• **Exercise prompt**: Copy everything from the line with "Give me the TikZ source for this diagram." down to the line with "(nhcd) at (238,151)", inclusive of both, exactly as written; leave out all pictures.

(begin)

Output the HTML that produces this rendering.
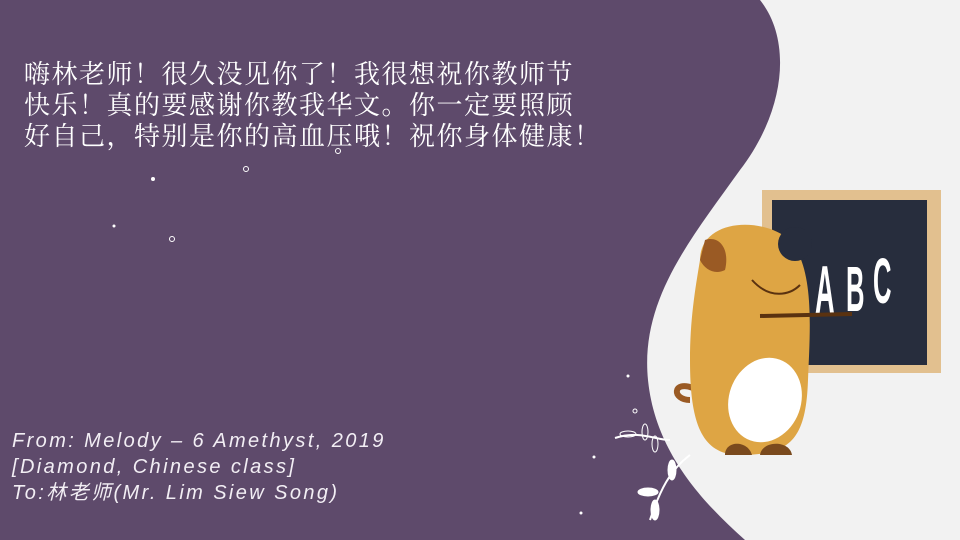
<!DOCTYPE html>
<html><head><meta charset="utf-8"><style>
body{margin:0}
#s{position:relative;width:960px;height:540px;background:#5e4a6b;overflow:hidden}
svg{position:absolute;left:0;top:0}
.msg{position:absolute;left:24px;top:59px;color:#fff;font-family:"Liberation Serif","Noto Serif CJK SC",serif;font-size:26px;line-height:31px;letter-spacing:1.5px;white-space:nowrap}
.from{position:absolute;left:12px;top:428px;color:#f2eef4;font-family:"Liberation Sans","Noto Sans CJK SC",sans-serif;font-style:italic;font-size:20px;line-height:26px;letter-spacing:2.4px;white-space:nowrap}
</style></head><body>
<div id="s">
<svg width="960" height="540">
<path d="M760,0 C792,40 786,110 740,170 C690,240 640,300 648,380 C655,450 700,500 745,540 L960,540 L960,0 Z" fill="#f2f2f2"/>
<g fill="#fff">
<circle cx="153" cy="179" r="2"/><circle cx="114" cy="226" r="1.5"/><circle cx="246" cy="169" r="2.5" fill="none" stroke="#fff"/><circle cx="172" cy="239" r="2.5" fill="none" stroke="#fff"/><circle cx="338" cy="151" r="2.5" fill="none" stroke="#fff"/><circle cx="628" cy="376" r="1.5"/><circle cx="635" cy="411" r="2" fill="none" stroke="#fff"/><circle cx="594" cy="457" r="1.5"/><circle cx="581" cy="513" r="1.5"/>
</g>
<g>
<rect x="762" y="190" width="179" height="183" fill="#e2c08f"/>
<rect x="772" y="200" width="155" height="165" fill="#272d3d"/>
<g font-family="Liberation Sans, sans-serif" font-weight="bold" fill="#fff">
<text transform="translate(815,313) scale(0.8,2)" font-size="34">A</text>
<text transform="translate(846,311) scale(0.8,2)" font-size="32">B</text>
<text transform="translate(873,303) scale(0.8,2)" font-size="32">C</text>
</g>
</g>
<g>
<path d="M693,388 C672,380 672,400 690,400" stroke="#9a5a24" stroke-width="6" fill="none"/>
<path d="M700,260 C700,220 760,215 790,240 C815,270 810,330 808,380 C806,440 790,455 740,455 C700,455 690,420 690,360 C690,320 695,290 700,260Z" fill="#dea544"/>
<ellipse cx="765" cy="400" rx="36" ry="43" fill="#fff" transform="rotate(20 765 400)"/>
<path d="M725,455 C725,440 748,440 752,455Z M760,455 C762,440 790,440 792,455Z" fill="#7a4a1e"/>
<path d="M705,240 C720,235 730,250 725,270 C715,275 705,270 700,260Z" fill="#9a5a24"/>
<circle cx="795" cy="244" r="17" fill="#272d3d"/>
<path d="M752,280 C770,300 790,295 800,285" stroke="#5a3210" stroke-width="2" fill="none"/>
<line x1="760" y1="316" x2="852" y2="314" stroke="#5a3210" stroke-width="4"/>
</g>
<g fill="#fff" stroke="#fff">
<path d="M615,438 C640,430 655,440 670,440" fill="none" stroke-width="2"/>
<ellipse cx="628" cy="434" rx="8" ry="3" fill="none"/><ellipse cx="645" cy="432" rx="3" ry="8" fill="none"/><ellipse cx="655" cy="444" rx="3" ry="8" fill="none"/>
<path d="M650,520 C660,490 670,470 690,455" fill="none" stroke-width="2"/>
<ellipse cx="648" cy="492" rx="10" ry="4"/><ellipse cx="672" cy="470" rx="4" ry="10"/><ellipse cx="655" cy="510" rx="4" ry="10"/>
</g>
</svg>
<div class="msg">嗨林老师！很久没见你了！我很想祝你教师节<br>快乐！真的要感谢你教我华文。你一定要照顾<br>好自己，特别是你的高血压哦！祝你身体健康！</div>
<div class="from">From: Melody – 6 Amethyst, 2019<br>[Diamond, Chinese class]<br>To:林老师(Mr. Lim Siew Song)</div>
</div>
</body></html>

(end)
(begin)

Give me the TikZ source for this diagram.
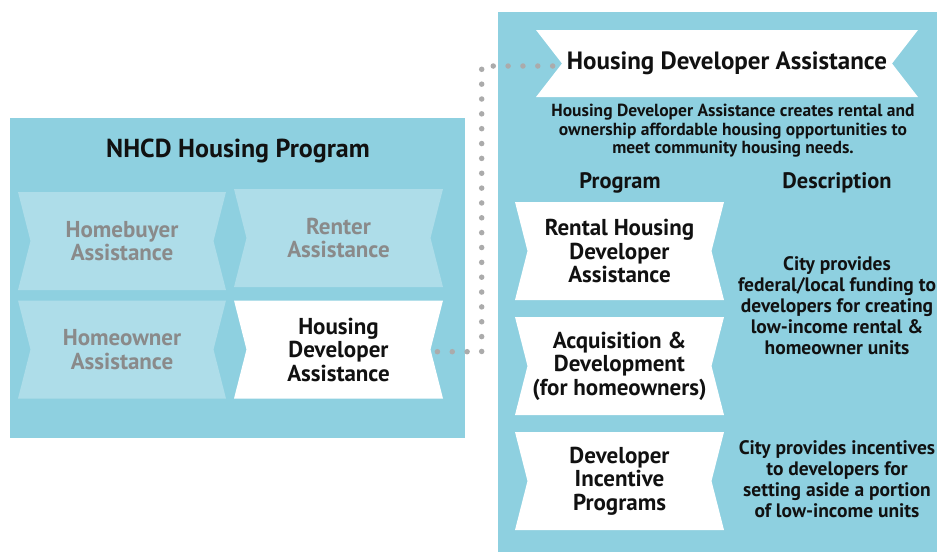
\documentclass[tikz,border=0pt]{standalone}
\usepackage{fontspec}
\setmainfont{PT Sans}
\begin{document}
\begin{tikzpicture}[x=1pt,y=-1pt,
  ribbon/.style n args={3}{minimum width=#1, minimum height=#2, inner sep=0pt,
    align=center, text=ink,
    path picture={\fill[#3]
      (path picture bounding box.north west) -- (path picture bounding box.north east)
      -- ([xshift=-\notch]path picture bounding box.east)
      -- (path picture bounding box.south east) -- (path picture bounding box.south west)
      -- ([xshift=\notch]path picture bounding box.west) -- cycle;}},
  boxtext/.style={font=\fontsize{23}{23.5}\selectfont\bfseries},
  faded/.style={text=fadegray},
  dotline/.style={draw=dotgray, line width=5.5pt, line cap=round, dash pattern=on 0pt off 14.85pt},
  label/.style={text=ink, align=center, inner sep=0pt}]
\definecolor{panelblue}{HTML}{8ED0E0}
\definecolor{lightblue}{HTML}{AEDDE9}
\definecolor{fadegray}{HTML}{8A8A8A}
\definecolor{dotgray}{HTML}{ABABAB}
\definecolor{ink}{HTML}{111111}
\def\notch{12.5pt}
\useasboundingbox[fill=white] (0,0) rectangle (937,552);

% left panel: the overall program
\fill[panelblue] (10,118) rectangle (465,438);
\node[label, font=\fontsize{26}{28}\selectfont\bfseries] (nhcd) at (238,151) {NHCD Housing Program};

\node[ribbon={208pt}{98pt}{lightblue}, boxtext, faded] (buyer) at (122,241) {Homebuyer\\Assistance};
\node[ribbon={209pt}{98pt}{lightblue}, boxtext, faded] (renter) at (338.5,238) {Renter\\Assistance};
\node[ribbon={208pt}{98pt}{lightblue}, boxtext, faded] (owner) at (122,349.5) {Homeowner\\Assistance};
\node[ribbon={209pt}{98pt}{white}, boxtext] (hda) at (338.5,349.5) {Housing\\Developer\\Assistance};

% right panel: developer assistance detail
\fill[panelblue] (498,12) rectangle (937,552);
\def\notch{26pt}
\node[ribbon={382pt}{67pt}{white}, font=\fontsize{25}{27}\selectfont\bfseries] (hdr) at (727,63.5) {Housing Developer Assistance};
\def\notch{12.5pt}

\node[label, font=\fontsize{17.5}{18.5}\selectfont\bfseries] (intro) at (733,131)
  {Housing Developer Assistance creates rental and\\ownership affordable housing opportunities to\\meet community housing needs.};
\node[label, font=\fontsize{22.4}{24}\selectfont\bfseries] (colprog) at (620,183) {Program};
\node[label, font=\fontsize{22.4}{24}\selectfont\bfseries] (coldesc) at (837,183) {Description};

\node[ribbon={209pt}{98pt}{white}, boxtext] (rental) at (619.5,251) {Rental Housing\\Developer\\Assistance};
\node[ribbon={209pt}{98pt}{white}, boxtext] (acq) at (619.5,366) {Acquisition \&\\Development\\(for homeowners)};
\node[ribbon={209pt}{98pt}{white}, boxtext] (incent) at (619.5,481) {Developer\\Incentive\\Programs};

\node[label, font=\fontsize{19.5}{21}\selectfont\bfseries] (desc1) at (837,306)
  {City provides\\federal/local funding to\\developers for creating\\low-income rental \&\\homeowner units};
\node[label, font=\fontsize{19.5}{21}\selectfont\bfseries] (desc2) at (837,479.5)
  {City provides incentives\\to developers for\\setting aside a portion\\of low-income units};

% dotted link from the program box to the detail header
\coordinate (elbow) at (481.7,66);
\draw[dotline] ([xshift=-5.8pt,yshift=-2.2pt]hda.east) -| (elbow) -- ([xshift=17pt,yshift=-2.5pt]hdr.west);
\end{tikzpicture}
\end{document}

(end)
(begin)

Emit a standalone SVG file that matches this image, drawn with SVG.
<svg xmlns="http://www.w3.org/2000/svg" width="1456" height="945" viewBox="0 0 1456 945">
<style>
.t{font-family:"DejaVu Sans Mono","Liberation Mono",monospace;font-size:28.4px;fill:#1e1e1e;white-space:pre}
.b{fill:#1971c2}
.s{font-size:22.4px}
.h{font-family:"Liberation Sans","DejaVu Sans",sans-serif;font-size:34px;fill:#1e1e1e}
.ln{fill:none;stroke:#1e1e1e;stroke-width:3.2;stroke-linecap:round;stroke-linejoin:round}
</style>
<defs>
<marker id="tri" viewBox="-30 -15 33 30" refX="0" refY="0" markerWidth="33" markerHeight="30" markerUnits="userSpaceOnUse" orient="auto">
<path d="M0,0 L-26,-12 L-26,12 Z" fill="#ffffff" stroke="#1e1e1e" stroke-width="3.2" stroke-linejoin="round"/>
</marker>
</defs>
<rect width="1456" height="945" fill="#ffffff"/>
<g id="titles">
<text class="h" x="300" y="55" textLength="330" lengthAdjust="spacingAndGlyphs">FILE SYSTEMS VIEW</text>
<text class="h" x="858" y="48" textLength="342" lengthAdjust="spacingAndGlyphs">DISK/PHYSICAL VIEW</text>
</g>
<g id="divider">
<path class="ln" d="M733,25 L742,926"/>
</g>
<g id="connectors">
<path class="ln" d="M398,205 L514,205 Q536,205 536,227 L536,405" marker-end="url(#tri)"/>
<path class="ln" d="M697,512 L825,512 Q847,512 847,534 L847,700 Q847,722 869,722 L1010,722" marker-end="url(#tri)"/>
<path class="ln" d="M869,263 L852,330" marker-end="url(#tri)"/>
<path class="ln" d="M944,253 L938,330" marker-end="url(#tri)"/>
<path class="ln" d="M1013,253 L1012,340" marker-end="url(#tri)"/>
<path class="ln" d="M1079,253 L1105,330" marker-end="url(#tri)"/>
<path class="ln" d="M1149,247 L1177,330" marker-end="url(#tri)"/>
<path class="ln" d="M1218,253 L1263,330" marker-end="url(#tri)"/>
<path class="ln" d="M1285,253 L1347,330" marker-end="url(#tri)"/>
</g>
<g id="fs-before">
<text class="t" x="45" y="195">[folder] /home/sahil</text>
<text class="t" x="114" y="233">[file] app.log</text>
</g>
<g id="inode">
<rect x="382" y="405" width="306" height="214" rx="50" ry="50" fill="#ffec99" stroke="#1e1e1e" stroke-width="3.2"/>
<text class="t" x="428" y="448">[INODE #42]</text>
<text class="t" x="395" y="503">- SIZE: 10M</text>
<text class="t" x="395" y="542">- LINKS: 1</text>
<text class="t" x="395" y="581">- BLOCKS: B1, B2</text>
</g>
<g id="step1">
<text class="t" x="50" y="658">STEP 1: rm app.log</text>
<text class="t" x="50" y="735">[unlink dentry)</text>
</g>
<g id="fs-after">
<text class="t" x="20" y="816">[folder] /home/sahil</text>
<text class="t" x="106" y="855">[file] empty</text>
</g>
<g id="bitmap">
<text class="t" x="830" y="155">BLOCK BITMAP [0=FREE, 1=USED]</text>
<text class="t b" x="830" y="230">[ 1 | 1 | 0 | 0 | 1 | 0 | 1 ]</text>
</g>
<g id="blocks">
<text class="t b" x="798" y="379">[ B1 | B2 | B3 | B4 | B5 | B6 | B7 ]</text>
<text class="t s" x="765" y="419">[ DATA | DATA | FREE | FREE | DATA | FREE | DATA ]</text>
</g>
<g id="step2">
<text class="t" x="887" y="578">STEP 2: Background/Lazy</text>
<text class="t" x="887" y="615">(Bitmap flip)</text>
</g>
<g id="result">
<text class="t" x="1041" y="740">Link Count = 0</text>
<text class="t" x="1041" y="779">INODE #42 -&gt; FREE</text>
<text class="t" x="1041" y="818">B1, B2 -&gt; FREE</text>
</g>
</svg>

(end)

• **Task result**:
Give me the TikZ source for this diagram.
\documentclass[tikz,border=0pt]{standalone}
\usepackage{fontspec}
\setmainfont{PT Sans}
\begin{document}
\begin{tikzpicture}[x=1pt,y=-1pt,
  ribbon/.style n args={3}{minimum width=#1, minimum height=#2, inner sep=0pt,
    align=center, text=ink,
    path picture={\fill[#3]
      (path picture bounding box.north west) -- (path picture bounding box.north east)
      -- ([xshift=-\notch]path picture bounding box.east)
      -- (path picture bounding box.south east) -- (path picture bounding box.south west)
      -- ([xshift=\notch]path picture bounding box.west) -- cycle;}},
  boxtext/.style={font=\fontsize{23}{23.5}\selectfont\bfseries},
  faded/.style={text=fadegray},
  dotline/.style={draw=dotgray, line width=5.5pt, line cap=round, dash pattern=on 0pt off 14.85pt},
  label/.style={text=ink, align=center, inner sep=0pt}]
\definecolor{panelblue}{HTML}{8ED0E0}
\definecolor{lightblue}{HTML}{AEDDE9}
\definecolor{fadegray}{HTML}{8A8A8A}
\definecolor{dotgray}{HTML}{ABABAB}
\definecolor{ink}{HTML}{111111}
\def\notch{12.5pt}
\useasboundingbox[fill=white] (0,0) rectangle (937,552);

% left panel: the overall program
\fill[panelblue] (10,118) rectangle (465,438);
\node[label, font=\fontsize{26}{28}\selectfont\bfseries] (nhcd) at (238,151) {NHCD Housing Program};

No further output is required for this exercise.